# GIVEN INFORMATION:

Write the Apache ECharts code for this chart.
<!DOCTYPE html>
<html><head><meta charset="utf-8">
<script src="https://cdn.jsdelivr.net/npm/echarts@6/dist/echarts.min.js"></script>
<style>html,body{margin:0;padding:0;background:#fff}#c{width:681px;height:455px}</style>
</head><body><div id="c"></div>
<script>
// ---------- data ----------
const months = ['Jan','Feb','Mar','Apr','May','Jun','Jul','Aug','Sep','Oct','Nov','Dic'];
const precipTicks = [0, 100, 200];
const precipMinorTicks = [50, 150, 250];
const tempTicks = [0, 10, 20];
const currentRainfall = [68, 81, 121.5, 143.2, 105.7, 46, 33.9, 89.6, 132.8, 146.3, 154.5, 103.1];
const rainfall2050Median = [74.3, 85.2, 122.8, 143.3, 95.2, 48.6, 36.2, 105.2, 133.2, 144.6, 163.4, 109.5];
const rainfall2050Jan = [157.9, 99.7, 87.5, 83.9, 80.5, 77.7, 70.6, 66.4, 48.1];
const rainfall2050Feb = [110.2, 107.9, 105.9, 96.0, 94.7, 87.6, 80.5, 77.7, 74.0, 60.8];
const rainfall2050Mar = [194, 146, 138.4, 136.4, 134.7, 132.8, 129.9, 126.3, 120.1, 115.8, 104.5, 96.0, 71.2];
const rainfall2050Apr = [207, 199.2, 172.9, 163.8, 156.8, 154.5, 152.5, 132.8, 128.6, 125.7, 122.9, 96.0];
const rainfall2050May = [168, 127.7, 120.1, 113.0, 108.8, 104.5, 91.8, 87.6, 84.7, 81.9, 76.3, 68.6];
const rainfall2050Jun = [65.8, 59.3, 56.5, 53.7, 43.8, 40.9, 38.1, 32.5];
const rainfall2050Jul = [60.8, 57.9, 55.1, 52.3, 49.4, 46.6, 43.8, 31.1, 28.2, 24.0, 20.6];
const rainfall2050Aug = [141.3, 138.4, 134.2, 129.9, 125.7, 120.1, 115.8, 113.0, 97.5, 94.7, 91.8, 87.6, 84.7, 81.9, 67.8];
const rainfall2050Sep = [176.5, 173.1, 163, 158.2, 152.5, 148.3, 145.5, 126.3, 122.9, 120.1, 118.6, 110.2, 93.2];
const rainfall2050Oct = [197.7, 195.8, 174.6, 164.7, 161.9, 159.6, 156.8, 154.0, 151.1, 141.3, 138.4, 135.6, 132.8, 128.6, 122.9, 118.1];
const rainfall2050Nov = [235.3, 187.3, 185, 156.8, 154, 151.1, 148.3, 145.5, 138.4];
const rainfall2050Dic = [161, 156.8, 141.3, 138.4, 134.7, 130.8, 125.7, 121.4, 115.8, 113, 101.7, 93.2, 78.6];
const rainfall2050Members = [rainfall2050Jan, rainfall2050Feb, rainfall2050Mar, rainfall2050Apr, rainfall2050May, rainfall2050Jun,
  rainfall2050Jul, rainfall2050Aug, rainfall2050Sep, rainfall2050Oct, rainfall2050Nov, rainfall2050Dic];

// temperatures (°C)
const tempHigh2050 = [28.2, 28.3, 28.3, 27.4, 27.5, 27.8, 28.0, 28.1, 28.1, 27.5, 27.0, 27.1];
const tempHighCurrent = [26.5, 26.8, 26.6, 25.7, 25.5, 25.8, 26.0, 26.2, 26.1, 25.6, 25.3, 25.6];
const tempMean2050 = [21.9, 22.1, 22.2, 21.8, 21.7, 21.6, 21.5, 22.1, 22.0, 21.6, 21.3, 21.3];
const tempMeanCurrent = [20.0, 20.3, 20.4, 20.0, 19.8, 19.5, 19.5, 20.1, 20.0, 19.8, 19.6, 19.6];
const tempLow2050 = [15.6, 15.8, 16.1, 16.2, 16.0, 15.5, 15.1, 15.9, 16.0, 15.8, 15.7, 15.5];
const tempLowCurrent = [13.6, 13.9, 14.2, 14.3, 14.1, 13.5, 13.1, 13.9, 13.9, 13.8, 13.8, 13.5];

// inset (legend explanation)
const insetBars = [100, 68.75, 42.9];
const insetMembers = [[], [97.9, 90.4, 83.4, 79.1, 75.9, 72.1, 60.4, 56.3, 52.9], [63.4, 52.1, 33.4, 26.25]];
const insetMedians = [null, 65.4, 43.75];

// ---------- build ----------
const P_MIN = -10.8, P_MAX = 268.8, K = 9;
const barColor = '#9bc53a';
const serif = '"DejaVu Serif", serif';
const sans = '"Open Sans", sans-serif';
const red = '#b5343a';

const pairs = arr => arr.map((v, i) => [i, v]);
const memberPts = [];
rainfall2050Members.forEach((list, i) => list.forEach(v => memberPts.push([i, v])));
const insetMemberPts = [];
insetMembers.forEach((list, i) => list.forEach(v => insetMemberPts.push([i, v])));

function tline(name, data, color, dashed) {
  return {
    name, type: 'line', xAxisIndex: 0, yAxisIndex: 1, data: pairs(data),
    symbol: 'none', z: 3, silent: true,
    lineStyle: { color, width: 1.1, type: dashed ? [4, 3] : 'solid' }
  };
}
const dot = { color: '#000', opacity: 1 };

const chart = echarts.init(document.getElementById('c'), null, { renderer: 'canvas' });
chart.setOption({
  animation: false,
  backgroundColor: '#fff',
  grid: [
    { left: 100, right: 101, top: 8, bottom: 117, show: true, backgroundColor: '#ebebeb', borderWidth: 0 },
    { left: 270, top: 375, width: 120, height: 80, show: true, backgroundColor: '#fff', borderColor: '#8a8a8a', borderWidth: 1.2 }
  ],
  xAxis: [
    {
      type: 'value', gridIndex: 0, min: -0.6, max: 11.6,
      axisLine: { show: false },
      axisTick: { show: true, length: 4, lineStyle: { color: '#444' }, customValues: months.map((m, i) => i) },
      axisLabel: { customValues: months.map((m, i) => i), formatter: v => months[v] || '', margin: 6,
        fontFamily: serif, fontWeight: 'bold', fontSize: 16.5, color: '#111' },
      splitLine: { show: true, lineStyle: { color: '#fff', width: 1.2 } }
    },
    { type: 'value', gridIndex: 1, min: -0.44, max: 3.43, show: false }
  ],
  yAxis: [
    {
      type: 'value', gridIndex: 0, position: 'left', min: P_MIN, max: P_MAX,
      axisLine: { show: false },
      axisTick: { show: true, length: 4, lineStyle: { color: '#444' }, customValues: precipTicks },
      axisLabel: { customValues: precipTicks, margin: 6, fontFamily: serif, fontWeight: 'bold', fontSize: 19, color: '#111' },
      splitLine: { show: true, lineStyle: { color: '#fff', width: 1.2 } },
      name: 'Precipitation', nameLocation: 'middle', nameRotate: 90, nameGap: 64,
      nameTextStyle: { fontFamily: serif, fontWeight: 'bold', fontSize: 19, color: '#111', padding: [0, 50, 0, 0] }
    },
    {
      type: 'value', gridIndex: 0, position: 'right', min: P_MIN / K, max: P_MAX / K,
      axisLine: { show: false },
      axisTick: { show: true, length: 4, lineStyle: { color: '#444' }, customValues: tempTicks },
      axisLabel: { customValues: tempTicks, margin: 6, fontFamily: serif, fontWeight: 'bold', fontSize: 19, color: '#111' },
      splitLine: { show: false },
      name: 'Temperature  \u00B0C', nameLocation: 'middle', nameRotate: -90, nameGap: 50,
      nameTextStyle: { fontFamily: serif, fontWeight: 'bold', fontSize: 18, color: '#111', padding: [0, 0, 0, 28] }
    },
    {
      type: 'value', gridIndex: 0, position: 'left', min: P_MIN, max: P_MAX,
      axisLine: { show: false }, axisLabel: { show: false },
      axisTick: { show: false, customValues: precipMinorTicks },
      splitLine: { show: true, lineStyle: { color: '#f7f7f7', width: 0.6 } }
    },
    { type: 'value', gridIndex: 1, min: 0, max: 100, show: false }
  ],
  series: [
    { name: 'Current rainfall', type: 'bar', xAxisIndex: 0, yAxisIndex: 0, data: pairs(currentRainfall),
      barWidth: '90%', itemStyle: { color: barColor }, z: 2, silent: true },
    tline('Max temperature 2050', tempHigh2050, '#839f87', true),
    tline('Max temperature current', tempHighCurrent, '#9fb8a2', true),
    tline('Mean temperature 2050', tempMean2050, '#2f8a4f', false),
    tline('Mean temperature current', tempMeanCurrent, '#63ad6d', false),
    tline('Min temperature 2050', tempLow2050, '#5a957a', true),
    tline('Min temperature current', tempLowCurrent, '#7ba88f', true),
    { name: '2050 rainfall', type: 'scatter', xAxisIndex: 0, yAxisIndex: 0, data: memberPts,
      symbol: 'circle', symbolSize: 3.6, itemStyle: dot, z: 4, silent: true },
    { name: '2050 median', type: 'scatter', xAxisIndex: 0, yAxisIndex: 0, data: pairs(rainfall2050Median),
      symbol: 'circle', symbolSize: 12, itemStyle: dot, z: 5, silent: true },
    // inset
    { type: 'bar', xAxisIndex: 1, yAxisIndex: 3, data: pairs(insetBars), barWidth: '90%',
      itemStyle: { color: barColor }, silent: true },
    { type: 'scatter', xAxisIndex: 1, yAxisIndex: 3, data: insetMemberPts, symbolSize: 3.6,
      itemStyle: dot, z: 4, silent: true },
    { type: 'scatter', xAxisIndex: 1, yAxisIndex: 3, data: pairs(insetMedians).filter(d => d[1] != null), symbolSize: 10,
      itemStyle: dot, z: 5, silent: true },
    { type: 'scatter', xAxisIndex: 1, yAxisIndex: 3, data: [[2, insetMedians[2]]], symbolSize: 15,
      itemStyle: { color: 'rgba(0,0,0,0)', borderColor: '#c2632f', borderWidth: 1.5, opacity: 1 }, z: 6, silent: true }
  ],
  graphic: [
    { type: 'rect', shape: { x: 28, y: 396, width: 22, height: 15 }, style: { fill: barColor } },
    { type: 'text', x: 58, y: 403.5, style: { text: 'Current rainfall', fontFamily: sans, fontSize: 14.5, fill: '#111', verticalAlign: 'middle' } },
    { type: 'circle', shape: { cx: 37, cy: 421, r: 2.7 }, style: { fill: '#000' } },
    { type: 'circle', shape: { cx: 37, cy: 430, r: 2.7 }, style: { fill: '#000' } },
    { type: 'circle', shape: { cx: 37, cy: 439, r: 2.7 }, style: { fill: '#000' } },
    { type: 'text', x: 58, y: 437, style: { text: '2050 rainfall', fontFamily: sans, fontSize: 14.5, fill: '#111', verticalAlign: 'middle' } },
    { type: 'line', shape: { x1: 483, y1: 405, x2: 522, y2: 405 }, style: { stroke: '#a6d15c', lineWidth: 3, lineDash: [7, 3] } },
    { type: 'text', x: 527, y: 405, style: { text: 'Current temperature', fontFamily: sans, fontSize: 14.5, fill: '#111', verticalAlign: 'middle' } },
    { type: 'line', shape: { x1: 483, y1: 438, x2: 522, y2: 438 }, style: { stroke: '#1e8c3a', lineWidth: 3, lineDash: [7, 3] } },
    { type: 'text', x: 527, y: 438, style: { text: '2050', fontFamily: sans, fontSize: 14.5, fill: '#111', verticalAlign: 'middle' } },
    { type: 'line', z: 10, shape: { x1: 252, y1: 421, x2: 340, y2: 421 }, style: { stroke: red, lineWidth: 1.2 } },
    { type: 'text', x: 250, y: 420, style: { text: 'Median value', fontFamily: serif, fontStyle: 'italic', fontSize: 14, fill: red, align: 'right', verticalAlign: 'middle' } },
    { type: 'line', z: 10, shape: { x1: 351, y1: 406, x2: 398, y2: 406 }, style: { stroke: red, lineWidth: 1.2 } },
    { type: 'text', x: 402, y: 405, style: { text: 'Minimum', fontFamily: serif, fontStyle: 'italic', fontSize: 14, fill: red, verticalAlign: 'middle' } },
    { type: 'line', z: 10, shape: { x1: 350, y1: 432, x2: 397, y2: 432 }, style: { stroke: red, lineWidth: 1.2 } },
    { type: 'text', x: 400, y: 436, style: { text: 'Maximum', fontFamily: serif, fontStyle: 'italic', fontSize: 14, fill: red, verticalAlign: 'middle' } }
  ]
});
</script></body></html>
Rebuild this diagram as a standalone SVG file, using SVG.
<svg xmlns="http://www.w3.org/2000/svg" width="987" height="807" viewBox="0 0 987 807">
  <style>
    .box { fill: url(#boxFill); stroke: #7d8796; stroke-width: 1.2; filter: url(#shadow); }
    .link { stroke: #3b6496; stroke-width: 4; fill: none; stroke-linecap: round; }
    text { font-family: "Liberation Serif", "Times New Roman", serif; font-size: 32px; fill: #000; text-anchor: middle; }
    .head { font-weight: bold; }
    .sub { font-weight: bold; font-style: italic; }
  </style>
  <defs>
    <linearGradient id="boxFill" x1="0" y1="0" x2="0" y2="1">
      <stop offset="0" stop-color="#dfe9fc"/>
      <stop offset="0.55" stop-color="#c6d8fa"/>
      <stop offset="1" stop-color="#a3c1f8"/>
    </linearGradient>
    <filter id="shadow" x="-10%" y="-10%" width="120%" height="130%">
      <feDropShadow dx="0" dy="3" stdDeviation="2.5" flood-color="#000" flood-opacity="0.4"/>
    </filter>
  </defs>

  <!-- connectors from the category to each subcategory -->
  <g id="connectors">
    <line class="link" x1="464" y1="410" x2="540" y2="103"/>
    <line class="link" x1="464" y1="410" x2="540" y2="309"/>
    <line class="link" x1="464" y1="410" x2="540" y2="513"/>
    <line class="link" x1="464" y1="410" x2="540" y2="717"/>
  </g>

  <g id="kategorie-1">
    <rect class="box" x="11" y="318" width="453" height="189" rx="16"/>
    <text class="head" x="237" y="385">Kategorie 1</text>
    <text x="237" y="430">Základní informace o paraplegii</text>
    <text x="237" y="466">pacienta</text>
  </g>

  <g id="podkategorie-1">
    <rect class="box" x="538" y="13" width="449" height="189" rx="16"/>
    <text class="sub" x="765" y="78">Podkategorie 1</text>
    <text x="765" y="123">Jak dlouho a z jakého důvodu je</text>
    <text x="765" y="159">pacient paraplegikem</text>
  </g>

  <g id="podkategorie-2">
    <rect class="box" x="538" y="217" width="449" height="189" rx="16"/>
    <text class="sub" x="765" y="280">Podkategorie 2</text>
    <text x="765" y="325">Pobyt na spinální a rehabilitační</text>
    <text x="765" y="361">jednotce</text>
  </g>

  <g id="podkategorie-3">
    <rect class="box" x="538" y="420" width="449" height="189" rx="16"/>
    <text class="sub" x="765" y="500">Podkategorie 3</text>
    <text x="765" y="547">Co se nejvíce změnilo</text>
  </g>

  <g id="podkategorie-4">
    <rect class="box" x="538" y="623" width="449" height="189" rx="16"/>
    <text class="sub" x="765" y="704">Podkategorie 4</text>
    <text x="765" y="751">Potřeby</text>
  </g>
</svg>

# EXERCISE INSTRUCTIONS:
Filter the records above and return every line that holds the word "this".

# CORRECT RESULT:
Write the Apache ECharts code for this chart.
Rebuild this diagram as a standalone SVG file, using SVG.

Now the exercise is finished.